I got quiet here and let Peanut do most of the thinking.  There was more whining and a few “you never let me” statements, which I ignored.  This was the time for solutions and she came up with some real choices, including: waking up earlier to have play time, coming downstairs by herself when her alarm goes off to play in her playroom before breakfast, or playing in her room until we come get her to get dressed.


5.  Make A Choice and Create A Plan


If only it were this easy!

Image: scottchan /

Peanut decided that what she really wanted was time in her playroom, without her sister, before breakfast.  We made a plan to have her come downstairs when her alarm goes off and I committed to 15 minutes of uninterrupted playtime.  I agreed to bring her outfit downstairs so she could get dressed before breakfast.


 6.  Implement and Evaluate

I wish that we could make a plan and have that be the end of it.  But now we have to implement our new routine and see if it actually works.  We talked more about our plan at dinner, which reinforced the problem solving cycle and brought Daddy up to speed.

Did we hit the target?

Image: graur razvan ionut /

After a few days of the new routine, I’ll ask Peanut if she feels better about waking up early.  And we’ll see if we solved the problem.  If so, GREAT!  We’ll move on to the next hurdle.  If not, we will revisit our choices to see if we missed something.

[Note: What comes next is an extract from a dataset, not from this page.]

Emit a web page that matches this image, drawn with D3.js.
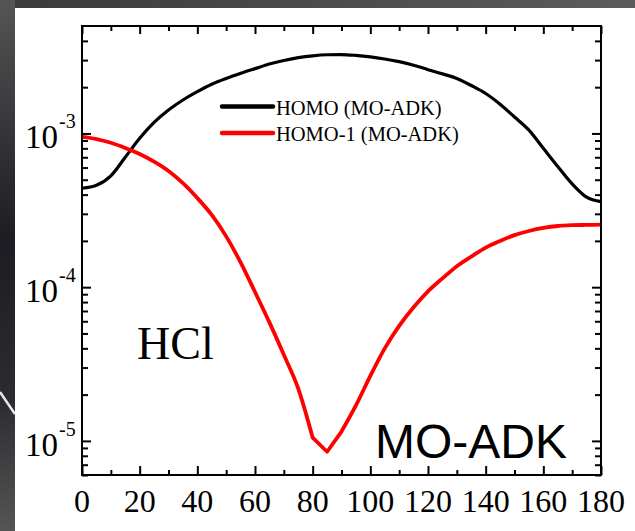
<!DOCTYPE html>
<html>
<head>
<meta charset="utf-8">
<script src="https://cdn.jsdelivr.net/npm/d3@7"></script>
<style>
  html, body { margin: 0; padding: 0; background: #2a2a2e; }
  svg { display: block; }
</style>
</head>
<body>
<svg id="chart" width="635" height="531"></svg>
<script>
// angle (deg)
var angles = [0,5,10,15,20,25,30,35,40,45,50,55,60,65,70,75,80,85,90,
              95,100,105,110,115,120,125,130,135,140,145,150,155,160,165,170,175,180];
// HOMO (MO-ADK)
var homo = [4.4e-4,4.6e-4,5.3e-4,7.0e-4,9.3e-4,1.18e-3,1.42e-3,1.65e-3,1.87e-3,2.09e-3,
            2.28e-3,2.46e-3,2.64e-3,2.83e-3,2.98e-3,3.11e-3,3.2e-3,3.25e-3,3.26e-3,
            3.22e-3,3.15e-3,3.05e-3,2.93e-3,2.78e-3,2.6e-3,2.44e-3,2.28e-3,2.05e-3,1.82e-3,
            1.55e-3,1.28e-3,1.05e-3,8.0e-4,6.1e-4,4.7e-4,3.85e-4,3.6e-4];
// HOMO-1 (MO-ADK)
var homo1 = [9.5e-4,9.2e-4,8.7e-4,8.05e-4,7.35e-4,6.55e-4,5.7e-4,4.75e-4,3.8e-4,2.95e-4,
             2.14e-4,1.45e-4,9.3e-5,5.9e-5,3.63e-5,2.19e-5,1.05e-5,8.5e-6,1.15e-5,
             1.7e-5,2.65e-5,4.0e-5,5.6e-5,7.4e-5,9.4e-5,1.14e-4,1.37e-4,1.58e-4,1.81e-4,
             2.0e-4,2.18e-4,2.32e-4,2.43e-4,2.5e-4,2.53e-4,2.54e-4,2.55e-4];

var xMajor = [0,20,40,60,80,100,120,140,160,180];
var xMinor = [10,30,50,70,90,110,130,150,170];
var yMajor = [1e-5,1e-4,1e-3];
var yMajorExp = ["-5","-4","-3"];
var yMinor = [6e-6,7e-6,8e-6,9e-6,
              2e-5,3e-5,4e-5,5e-5,6e-5,7e-5,8e-5,9e-5,
              2e-4,3e-4,4e-4,5e-4,6e-4,7e-4,8e-4,9e-4,
              2e-3,3e-3,4e-3];

var seriesNames = ["HOMO (MO-ADK)", "HOMO-1 (MO-ADK)"];
var seriesColors = ["#000000", "#ff0000"];

var svg = d3.select("#chart");

// backdrop
var defs = svg.append("defs");
var gTop = defs.append("linearGradient").attr("id", "gtop");
gTop.append("stop").attr("offset", "0%").attr("stop-color", "#3a3a3a");
gTop.append("stop").attr("offset", "100%").attr("stop-color", "#5c5c5c");
var gLeft = defs.append("linearGradient").attr("id", "gleft")
  .attr("x1", 0).attr("y1", 0).attr("x2", 0).attr("y2", 1);
gLeft.append("stop").attr("offset", "0%").attr("stop-color", "#555555");
gLeft.append("stop").attr("offset", "45%").attr("stop-color", "#1c1c22");
gLeft.append("stop").attr("offset", "75%").attr("stop-color", "#2c2c30");
gLeft.append("stop").attr("offset", "100%").attr("stop-color", "#555555");

svg.append("rect").attr("x", 0).attr("y", 0).attr("width", 635).attr("height", 8)
  .attr("fill", "url(#gtop)");
svg.append("rect").attr("x", 0).attr("y", 0).attr("width", 15).attr("height", 531)
  .attr("fill", "url(#gleft)");
svg.append("path").attr("d", "M0,392 Q8,404 15,414")
  .attr("stroke", "#e8e8e8").attr("stroke-width", 2.5).attr("fill", "none");
svg.append("rect").attr("x", 15).attr("y", 8).attr("width", 620).attr("height", 523)
  .attr("fill", "#ffffff");

var plotL = 82, plotR = 601, plotT = 26, plotB = 475;

var x = d3.scaleLinear().domain([0, 180]).range([plotL, plotR]);
var y = d3.scaleLog().domain([6e-6, 5e-3]).range([plotB, plotT]);

function tickAxis(axisFn, scale, vals, size) {
  return axisFn(scale).tickValues(vals).tickSize(size).tickFormat("");
}

var axes = svg.append("g").attr("class", "axes");
// bottom / top
axes.append("g").attr("transform", "translate(0," + plotB + ")")
  .call(tickAxis(d3.axisTop, x, xMajor, 9));
axes.append("g").attr("transform", "translate(0," + plotB + ")")
  .call(tickAxis(d3.axisTop, x, xMinor, 5));
axes.append("g").attr("transform", "translate(0," + plotT + ")")
  .call(tickAxis(d3.axisBottom, x, xMajor, 8));
axes.append("g").attr("transform", "translate(0," + plotT + ")")
  .call(tickAxis(d3.axisBottom, x, xMinor, 5));
// left / right
axes.append("g").attr("transform", "translate(" + plotL + ",0)")
  .call(tickAxis(d3.axisRight, y, yMajor, 9));
axes.append("g").attr("transform", "translate(" + plotL + ",0)")
  .call(tickAxis(d3.axisRight, y, yMinor, 6));
axes.append("g").attr("transform", "translate(" + plotR + ",0)")
  .call(tickAxis(d3.axisLeft, y, yMajor, 9));
axes.append("g").attr("transform", "translate(" + plotR + ",0)")
  .call(tickAxis(d3.axisLeft, y, yMinor, 6));
axes.selectAll(".domain").remove();
axes.selectAll(".tick line").attr("stroke", "#000").attr("stroke-width", 2);

// curves: pairs of [angle, value]
function pts(vals, from, to) {
  var out = [];
  for (var i = from; i <= to; i++) out.push([angles[i], vals[i]]);
  return out;
}
var smooth = d3.line().curve(d3.curveMonotoneX)
  .x(function(d) { return x(d[0]); })
  .y(function(d) { return y(d[1]); });
var straight = d3.line()
  .x(function(d) { return x(d[0]); })
  .y(function(d) { return y(d[1]); });

var n = angles.length - 1;
var iKink = angles.indexOf(80), iKink2 = angles.indexOf(90);
// HOMO-1 has a cusp near 85 deg: straight segments there, smooth elsewhere
var red = smooth(pts(homo1, 0, iKink)) +
          straight(pts(homo1, iKink, iKink2)).replace(/^M/, "L") +
          smooth(pts(homo1, iKink2, n)).replace(/^M/, "L");

var curves = svg.append("g").attr("class", "curves")
  .attr("fill", "none").attr("stroke-linejoin", "round");
curves.append("path")
  .attr("d", smooth(pts(homo, 0, n)))
  .attr("stroke", seriesColors[0])
  .attr("stroke-width", 3.2);
curves.append("path")
  .attr("d", red)
  .attr("stroke", seriesColors[1])
  .attr("stroke-width", 3.8);

// frame
svg.append("rect")
  .attr("x", plotL).attr("y", plotT)
  .attr("width", plotR - plotL).attr("height", plotB - plotT)
  .attr("fill", "none").attr("stroke", "#000").attr("stroke-width", 2);

// x labels
svg.append("g").attr("class", "xlabels")
  .selectAll("text")
  .data(xMajor)
  .enter()
  .append("text")
  .attr("x", function(d) { return x(d); })
  .attr("y", 512)
  .attr("text-anchor", "middle")
  .attr("font-family", "'Liberation Serif', 'Times New Roman', serif")
  .attr("font-size", 32)
  .attr("fill", "#000")
  .text(function(d) { return d; });

// y labels (10 with superscript exponent)
var ylab = svg.append("g").attr("class", "ylabels")
  .selectAll("g")
  .data(yMajor)
  .enter()
  .append("g")
  .attr("transform", function(d) { return "translate(0," + y(d) + ")"; });
ylab.append("text")
  .attr("x", 58).attr("y", 15)
  .attr("text-anchor", "end")
  .attr("font-family", "'Liberation Serif', 'Times New Roman', serif")
  .attr("font-size", 33)
  .attr("fill", "#000")
  .text("10");
ylab.append("text")
  .attr("x", 59).attr("y", -5)
  .attr("font-family", "'Liberation Serif', 'Times New Roman', serif")
  .attr("font-size", 20)
  .attr("fill", "#000")
  .text(function(d, i) { return yMajorExp[i]; });

// legend
var legend = svg.append("g").attr("class", "legend")
  .selectAll("g")
  .data(seriesNames)
  .enter()
  .append("g")
  .attr("transform", function(d, i) { return "translate(222," + (106.5 + i * 26.5) + ")"; });
legend.append("line")
  .attr("x1", 0).attr("x2", 51).attr("y1", 0).attr("y2", 0)
  .attr("stroke", function(d, i) { return seriesColors[i]; })
  .attr("stroke-width", 4.5)
  .attr("stroke-linecap", "round");
legend.append("text")
  .attr("x", 54).attr("y", 8)
  .attr("font-family", "'Liberation Serif', 'Times New Roman', serif")
  .attr("font-size", 20.5)
  .attr("fill", "#000")
  .text(function(d) { return d; });

// annotations
svg.append("text")
  .attr("x", 137).attr("y", 359)
  .attr("font-family", "'Liberation Serif', 'Times New Roman', serif")
  .attr("font-size", 46)
  .attr("fill", "#000")
  .text("HCl");
svg.append("text")
  .attr("x", 375).attr("y", 458)
  .attr("font-family", "'Liberation Sans', Arial, sans-serif")
  .attr("font-size", 48)
  .attr("fill", "#000")
  .text("MO-ADK");
</script>
</body>
</html>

I have no idea if this process will work as a problem solving strategy for Peanut or as a way to solve the “I hate school” dilemma.  But I like that Peanut is driving both the problem identifying and the problem solving. 

And as her mom, that just feels right.



What tips/tricks have you used to teach your kids (or students) to solve their problems autonomously?


Disclosure: I get no kick backs from Amazon, not was I asked to review the book, “How To Talk So Kids Will Listen.”  It was just a helpful book that was the inspiration for #2 above.